In partnership with the Selwyn District Council and the Rolleston Residents’ Association, SCAPE Public Art has been engaged to bring to fruition a new permanent and major public artwork by Arts Foundation Laureate, Dr Areta Wilkinson’s (Ngāi Tahu) Toro Atua, for the Rolleston Town Centre.
Wilkinson described Toro Atua as a contemporary work with ancestral and wellbeing associations, its light-reflecting stainless-steel figures mounted on tall poles, sharing its aesthetic with Te Waipounamu rock art and the ancestry of Ngāi Tahu.

So, where did Wilkinson’s ambitions to engage with making public art come from? She recalls that it began working with sculptor Graham Bennett.
“We did the Bridge to Nowhere a concept for the North Frame. That was when I started being braver to venture into public art. After that work, I collaborated on a proposal concept for Parliament grounds, and then 18 months ago I made the proposal to SCAPE for Toro Atua. “Succeeding to Detailed Design Stage, it became Deborah McCormick’s final work with SCAPE. She has since stepped down as Executive Director, but has continued with the project as part of SCAPE’s transition to its new leadership working with Richard Aindow.

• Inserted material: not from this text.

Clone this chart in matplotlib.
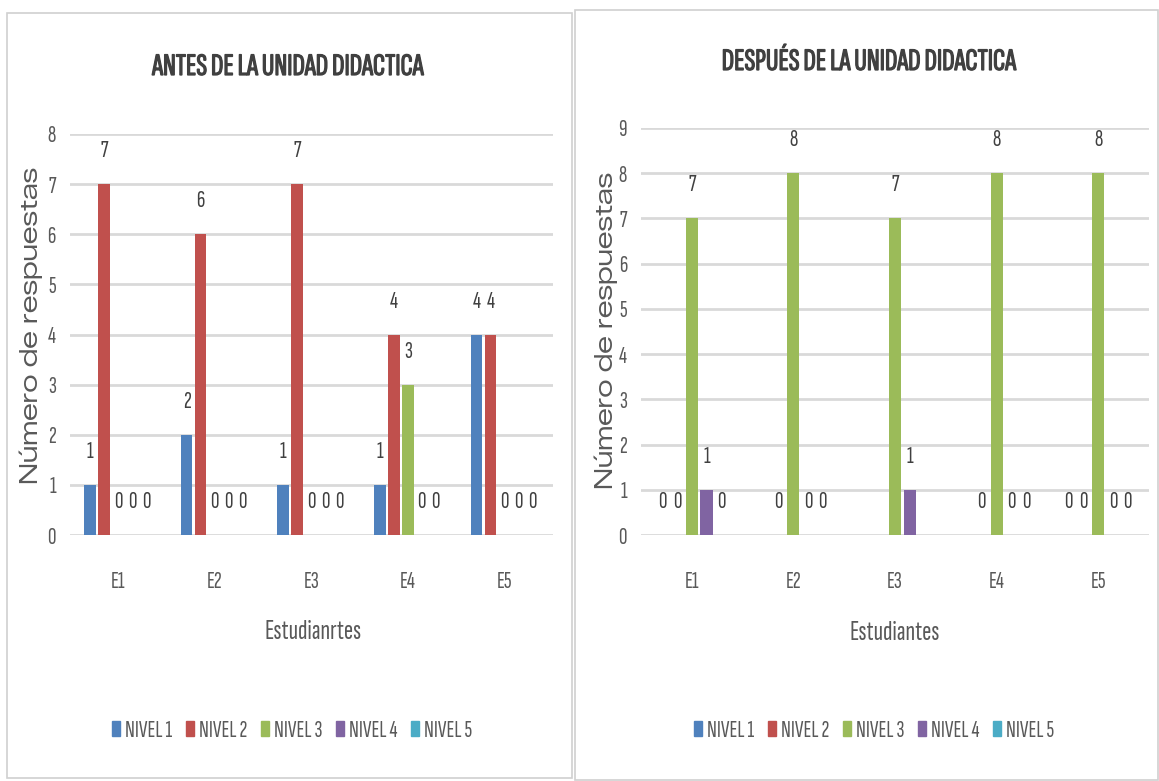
import numpy as np
import matplotlib
matplotlib.use("Agg")
from matplotlib import pyplot as plt
from matplotlib.patches import Rectangle, Patch
from matplotlib import patheffects

NARROW = ['Sofia Sans Extra Condensed', 'DejaVu Sans']
WIDE = ['Zalando Sans Expanded', 'DejaVu Sans']
plt.rcParams['font.family'] = NARROW

estudiantes = ['E1', 'E2', 'E3', 'E4', 'E5']
niveles = ['NIVEL 1', 'NIVEL 2', 'NIVEL 3', 'NIVEL 4', 'NIVEL 5']
colores = ['#4F81BD', '#C0504D', '#9BBB59', '#8064A2', '#4BACC6']

# antes de la unidad
antes_n1 = [1, 2, 1, 1, 4]
antes_n2 = [7, 6, 7, 4, 4]
antes_n3 = [0, 0, 0, 3, 0]
antes_n4 = [0, 0, 0, 0, 0]
antes_n5 = [0, 0, 0, 0, 0]

# despues de la unidad (nan = celda vacia, sin etiqueta)
nan = np.nan
despues_n1 = [0, nan, nan, nan, 0]
despues_n2 = [0, 0, nan, 0, 0]
despues_n3 = [7, 8, 7, 8, 8]
despues_n4 = [1, 0, 1, 0, 0]
despues_n5 = [0, 0, nan, 0, 0]

W, H = 1159, 781
fig = plt.figure(figsize=(W / 100, H / 100), dpi=100)

GRIS = '#595959'
OSCURO = '#404040'
GRID = '#D9D9D9'


def px(x, y):
    return x / W, 1 - y / H


# marcos de los dos graficos
for x0, y0, x1, y1 in [(7, 13, 572, 778), (575, 10, 1158, 780)]:
    fig.add_artist(Rectangle((x0 / W, 1 - y1 / H), (x1 - x0) / W, (y1 - y0) / H,
                             transform=fig.transFigure, fill=False,
                             edgecolor='#D0D0D0', linewidth=1.2))


def grafico(rect, series, ymax, titulo, tpos, xlabel, xlpos, ylpos, legpos):
    ax = fig.add_axes(rect)
    x = np.arange(len(estudiantes))
    paso = 0.145
    ancho = 0.12
    for i, vals in enumerate(series):
        vals = np.array(vals, dtype=float)
        pos = x + (i - 2) * paso
        ax.bar(pos, np.nan_to_num(vals), width=ancho, color=colores[i],
               label=niveles[i], zorder=3)
        for xp, v in zip(pos, vals):
            if np.isnan(v):
                continue
            ax.annotate('%d' % v, (xp, v), xytext=(0, 33),
                        textcoords='offset pixels', ha='center', va='center',
                        fontsize=17, color=OSCURO)
    ax.set_xlim(-0.5, len(estudiantes) - 0.5)
    ax.set_ylim(0, ymax)
    ax.set_yticks(range(ymax + 1))
    ax.set_xticks(x)
    ax.set_xticklabels(estudiantes)
    ax.yaxis.grid(True, color=GRID, linewidth=2, zorder=0)
    ax.set_axisbelow(True)
    for s in ax.spines.values():
        s.set_visible(False)
    ax.tick_params(axis='both', length=0, labelsize=17, colors=GRIS)
    ax.tick_params(axis='y', pad=10)
    ax.tick_params(axis='x', pad=26)

    fig.text(*px(*tpos), titulo, ha='center', va='center', fontsize=22.5,
             color=OSCURO,
             path_effects=[patheffects.withStroke(linewidth=0.9, foreground=OSCURO)])
    fig.text(*px(*xlpos), xlabel, ha='center', va='center', fontsize=20,
             color=GRIS)
    fig.text(*px(*ylpos), 'Número de respuestas', ha='center', va='center',
             rotation=90, fontsize=18, color=GRIS, family=WIDE)

    handles = [Patch(color=c) for c in colores]
    fig.legend(handles, niveles, loc='center', bbox_to_anchor=px(*legpos),
               ncol=5, frameon=False, fontsize=17, handlelength=0.33,
               handleheight=0.6, handletextpad=0.2, columnspacing=0.6,
               labelcolor=GRIS)
    return ax


grafico([69.7 / W, 1 - 535 / H, 483 / W, 401 / H],
        [antes_n1, antes_n2, antes_n3, antes_n4, antes_n5], 8,
        'ANTES DE LA UNIDAD DIDACTICA', (288, 67), 'Estudianrtes', (313, 632),
        (31, 325), (292, 731))

grafico([641 / W, 1 - 535 / H, 508 / W, 407 / H],
        [despues_n1, despues_n2, despues_n3, despues_n4, despues_n5], 9,
        'DESPUÉS DE LA UNIDAD DIDACTICA', (869, 62), 'Estudiantes', (895, 633),
        (606, 330), (874, 731))

plt.savefig('out.png', dpi=100)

“Tied up with the whole development of the new town centre, Selwyn District Council has a strong relationship with mana whenua (customary authority exercised by hapu in an identified area). There is something going on out at Selwyn that is exciting and has vision. Selwyn Mayor, Sam Broughton’s willingness as a partner with Ngāi Te Ruahikhiki set the model with Te Ara Ātea, its library in Rolleston. It is not a mono-cultural narrative, you can see it playing out in the building’s fabric and its public spaces, and you can even see it in the planted surrounds.”

So, what are Wilkinson’s ambitions for the outcomes for Toro Atua? “Public art can unlock understandings of stories of place. With Toro Atua there are three groups of figures that may move people through the sites to inform them. It is my first public sculpture; it is a big one and it’s meaningful. If we get things in balance then everybody will be uplifted by it.”

IMAGE: Areta Wilkinson, Toro Atua, 2023, artist impression. Image by Georgina Stokes.